Gorming has its full terminology. Pie is charlie brown because the latter had to have pie at every meal. Dom is chicken, after the Dominique, a particular breed. Broadie is a cow or a steak. Gano is the name of a very hard kind of apple they used to grow in the valley and, by extension, Boontling for all apples. Bacon is bowrp (a contraction of boar pig), eggs are easters, as in "If I don't shy to the sluggin' region [sleeping place] soon, I may as well set me a jeffer and gorm bowrp and casters."

For a child learning his nursery rhymes, Old Mother Hubbard would go like this: "The old dame piked for the chigrel nook/ For gorms for her ball belljeemer;/ The gorms had shied, the nook was strung,/ And the ball belljeemer had neemer."* Then there were the code names for nonch (not-nice) subjects. To go to bed with a girl was to burlap her, because one day in the 1890s someone walked into the general store, found no clerk, checked the storeroom and found him making love to a young lady on a pile of sacks. The word caught on, although it got competition from ricky-chow, an onomatopoeic description of the twanging bedsprings in the Boonville Hotel's honeymoon suite.

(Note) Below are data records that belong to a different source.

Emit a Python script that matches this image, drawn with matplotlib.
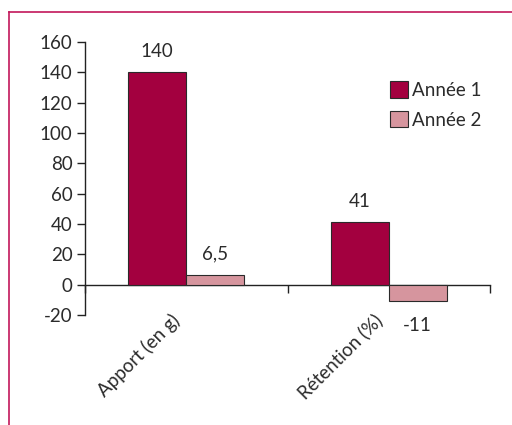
import matplotlib
matplotlib.use("Agg")
import matplotlib.pyplot as plt
from matplotlib.lines import Line2D
from matplotlib.patches import Patch

plt.rcParams['font.family'] = ['Lato', 'DejaVu Sans']

categories = ["Apport (en g)", "Rétention (%)"]
series_names = ["Année 1", "Année 2"]
annee1 = [140, 41]
annee2 = [6.5, -11]
value_labels1 = ["140", "41"]
value_labels2 = ["6,5", "-11"]
yticks = [-20, 0, 20, 40, 60, 80, 100, 120, 140, 160]

color1 = "#A3003F"
color2 = "#D6959E"
text_color = "#2b2b2b"
frame_color = "#C2185B"
fs = 13.5

W, H = 512, 425
fig = plt.figure(figsize=(W / 100, H / 100), dpi=100)
fig.patch.set_facecolor("white")

# axes box: x from 85 px to 490 px, y from -20 (315 px) to 160 (42 px)
ax = fig.add_axes([85 / W, (H - 315) / H, (490 - 85) / W, (315 - 42) / H])
ax.set_xlim(0, 2)
ax.set_ylim(-20, 160)

bw = 0.287
centers = [0.5, 1.5]
x1 = [c - bw / 2 for c in centers]
x2 = [c + bw / 2 for c in centers]
ax.bar(x1, annee1, width=bw, color=color1, edgecolor="#2a2a2a", linewidth=0.8, label=series_names[0], zorder=3)
ax.bar(x2, annee2, width=bw, color=color2, edgecolor="#2a2a2a", linewidth=0.8, label=series_names[1], zorder=3)

# value labels
for xs, vals, labs in [(x1, annee1, value_labels1), (x2, annee2, value_labels2)]:
    for x, v, lab in zip(xs, vals, labs):
        off = 15 if v >= 0 else -17.5
        ax.annotate(lab, (x, v), xytext=(0, off), textcoords="offset points",
                    ha="center", va="center", fontsize=fs, color=text_color)

# spines
for s in ["top", "right"]:
    ax.spines[s].set_visible(False)
ax.spines["bottom"].set_position(("data", 0))
ax.spines["bottom"].set_linewidth(1.0)
ax.spines["left"].set_linewidth(1.0)
ax.spines["bottom"].set_color("#222222")
ax.spines["left"].set_color("#222222")

ax.set_yticks(yticks)
ax.set_yticklabels([str(t) for t in yticks])
ax.tick_params(axis="y", direction="out", length=6, width=1.0, colors="#222222",
               labelsize=fs, labelcolor=text_color, pad=3)
ax.set_xticks([0, 1, 2])
ax.set_xticklabels([])
ax.tick_params(axis="x", direction="out", length=6, width=1.0, colors="#222222")

# rotated category labels
for c, lab in zip(centers, categories):
    ax.annotate(lab, xy=(c, -20), xycoords=("data", "data"), xytext=(-6.5, -1.5),
                textcoords="offset points", rotation=45, rotation_mode="anchor",
                ha="right", va="center", fontsize=fs, color=text_color)

handles = [Patch(facecolor=color1, edgecolor="#2a2a2a", linewidth=0.8),
           Patch(facecolor=color2, edgecolor="#2a2a2a", linewidth=0.8)]
fig.legend(handles, series_names, loc="upper left", bbox_to_anchor=(381 / W, 1 - 72 / H),
           frameon=False, fontsize=fs, handlelength=0.95, handleheight=0.95,
           handletextpad=0.2, labelspacing=0.65, borderpad=0, labelcolor=text_color)

# outer frame (left and top edges)
fig.add_artist(Line2D([8.5 / W, 8.5 / W], [0, 1 - 12 / H], color=frame_color, linewidth=1.2))
fig.add_artist(Line2D([8.5 / W, 1], [1 - 12 / H, 1 - 12 / H], color=frame_color, linewidth=1.2))

fig.savefig("out.png", dpi=100)
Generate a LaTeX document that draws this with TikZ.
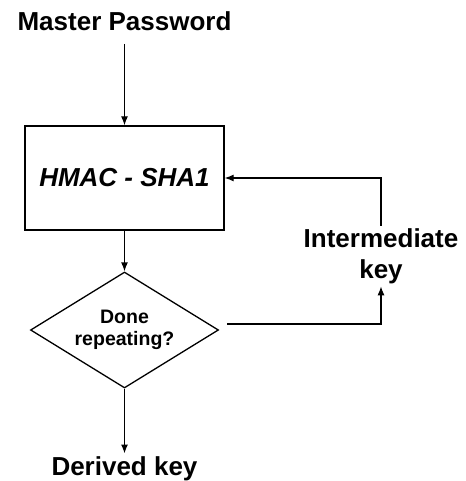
\documentclass[tikz,border=0pt]{standalone}
\usepackage{fontspec}
\usepackage{tikz}
\usetikzlibrary{shapes,arrows.meta,positioning,calc}
\newfontfamily\flowfont{Liberation Sans}

\begin{document}
\begin{tikzpicture}[x=1pt, y=-1pt, line width=1.3pt,
    flow/.style={-{Latex[length=9pt,width=7pt]}},
    lbl/.style={font=\flowfont\bfseries\fontsize{26}{31}\selectfont, inner sep=2pt, align=center},
    procbox/.style={draw, rectangle, minimum width=199pt, minimum height=104pt, font=\flowfont\bfseries\itshape\fontsize{26}{31}\selectfont},
    decision/.style={draw, diamond, aspect=1.62, inner sep=0pt, minimum width=188pt, minimum height=116pt, align=center, font=\flowfont\bfseries\fontsize{19.5}{22}\selectfont}]
    % Background
    \useasboundingbox (0,0) rectangle (465,481);
    \fill[white] (0,0) rectangle (465,481);

    % Main column
    \node[lbl, anchor=base] (master) at (124.5,31) {Master Password};
    \node[procbox] (hmac) at (124.5,178) {HMAC - SHA1};
    \node[decision] (check) at (124.5,330) {Done\\repeating?};
    \node[lbl, anchor=base] (derived) at (124.5,475) {Derived key};

    % Loop side
    \node[lbl] (interm) at (381,256) {Intermediate\\key};
    \coordinate (fork) at (227,324);

    % Arrows
    \draw[flow, shorten <=10pt] (master.south) -- (hmac.north);
    \draw[flow] (hmac.south) -- (check.north);
    \draw[flow] (check.south) -- (derived.north);
    \draw[flow] (fork) -| (interm.south);
    \draw[flow] (interm.north) |- (hmac.east);
\end{tikzpicture}
\end{document}
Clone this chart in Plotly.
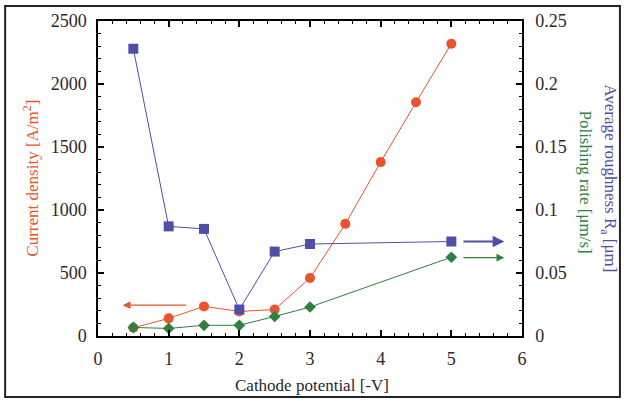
import plotly.graph_objects as go

x_current = [0.5, 1, 1.5, 2, 2.5, 3, 3.5, 4, 4.5, 5]
current_density = [65, 140, 235, 195, 210, 460, 890, 1380, 1855, 2320]

x_rough = [0.5, 1, 1.5, 2, 2.5, 3, 5]
roughness = [0.228, 0.087, 0.085, 0.021, 0.067, 0.073, 0.075]

x_rate = [0.5, 1, 1.5, 2, 2.5, 3, 5]
polishing_rate = [0.0068, 0.006, 0.0085, 0.0085, 0.0155, 0.023, 0.0625]

ORANGE = "#e8542c"
BLUE = "#4f4fa6"
GREEN = "#2f7f40"
TXT = "#2a2a2a"
FONT = "Liberation Serif"

fig = go.Figure()
fig.add_trace(go.Scatter(x=x_current, y=current_density, mode="lines+markers",
                         line=dict(color=ORANGE, width=1),
                         marker=dict(symbol="circle", size=10, color=ORANGE), yaxis="y"))
fig.add_trace(go.Scatter(x=x_rough, y=roughness, mode="lines+markers",
                         line=dict(color=BLUE, width=1),
                         marker=dict(symbol="square", size=10, color=BLUE), yaxis="y2"))
fig.add_trace(go.Scatter(x=x_rate, y=polishing_rate, mode="lines+markers",
                         line=dict(color=GREEN, width=1),
                         marker=dict(symbol="diamond", size=9, color=GREEN), yaxis="y2"))

axis_common = dict(showline=True, linecolor="black", linewidth=1.5, ticks="inside",
                   tickcolor="black", ticklen=6, tickwidth=1.5, showgrid=False,
                   zeroline=False, tickfont=dict(family=FONT, size=18, color=TXT))

fig.update_layout(
    width=624, height=401,
    margin=dict(l=98, r=102, t=21, b=65),
    paper_bgcolor="white", plot_bgcolor="white",
    showlegend=False,
    font=dict(family=FONT),
    xaxis=dict(range=[0, 6], tickvals=[0, 1, 2, 3, 4, 5, 6], mirror="ticks",
               ticklabelstandoff=6,
               minor=dict(ticks="inside", dtick=0.2, ticklen=3, tickcolor="black", tickwidth=1),
               **axis_common),
    yaxis=dict(range=[0, 2500], tickvals=[0, 500, 1000, 1500, 2000, 2500],
               ticklabelstandoff=6,
               minor=dict(ticks="inside", dtick=100, ticklen=3, tickcolor="black", tickwidth=1),
               **axis_common),
    yaxis2=dict(range=[0, 0.25], overlaying="y", side="right",
                tickvals=[0, 0.05, 0.1, 0.15, 0.2, 0.25], ticktext=["0", "0.05", "0.1", "0.15", "0.2", "0.25"],
                ticklabelstandoff=8,
                minor=dict(ticks="inside", dtick=0.01, ticklen=3, tickcolor="black", tickwidth=1),
                **axis_common),
)

fig.add_annotation(x=0.505, y=-0.156, xref="paper", yref="paper", text="Cathode potential [-V]",
                   showarrow=False, font=dict(family=FONT, size=17, color=TXT),
                   xanchor="center", yanchor="middle")
fig.add_annotation(x=-0.160, y=0.5, xref="paper", yref="paper", text="Current density [A/m<sup>2</sup>]",
                   textangle=-90, showarrow=False, font=dict(family=FONT, size=17, color=ORANGE),
                   xanchor="center", yanchor="middle")
fig.add_annotation(x=1.149, y=0.49, xref="paper", yref="paper", text="Polishing rate [μm/s]",
                   textangle=90, showarrow=False, font=dict(family=FONT, size=17, color=GREEN),
                   xanchor="center", yanchor="middle")
fig.add_annotation(x=1.206, y=0.5, xref="paper", yref="paper", text="Average roughness R<sub>a</sub> [μm]",
                   textangle=90, showarrow=False, font=dict(family=FONT, size=17, color=BLUE),
                   xanchor="center", yanchor="middle")

# direction arrows
fig.add_annotation(x=0.35, y=245, ax=1.27, ay=245, xref="x", yref="y", axref="x", ayref="y",
                   text="", showarrow=True, arrowhead=2, arrowsize=1.3, arrowwidth=1.2, arrowcolor=ORANGE)
fig.add_annotation(x=5.75, y=0.075, ax=5.15, ay=0.075, xref="x", yref="y2", axref="x", ayref="y2",
                   text="", showarrow=True, arrowhead=2, arrowsize=1.3, arrowwidth=1.8, arrowcolor=BLUE)
fig.add_annotation(x=5.75, y=0.0622, ax=5.15, ay=0.0622, xref="x", yref="y2", axref="x", ayref="y2",
                   text="", showarrow=True, arrowhead=2, arrowsize=1.3, arrowwidth=1.2, arrowcolor=GREEN)

# outer frame
fig.add_shape(type="rect", xref="paper", yref="paper", x0=-0.219, x1=1.231, y0=-0.194, y1=1.048,
              line=dict(color="#222", width=2), layer="below")

fig.write_html("out.html")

Some of the language was developed to cushion tragedy: everybody feared having their sheep frozen or starved by a sudden change in the weather. That was too big a disaster just to report baldly, so they would say "That frigid perel [cold rain, which resembles little pearls] made many white spots [dead lambs]. There'll be nemer croppies [no more sheep, which crop the grass] come boche season [boche, meaning deer, is derived from a Pomo word]."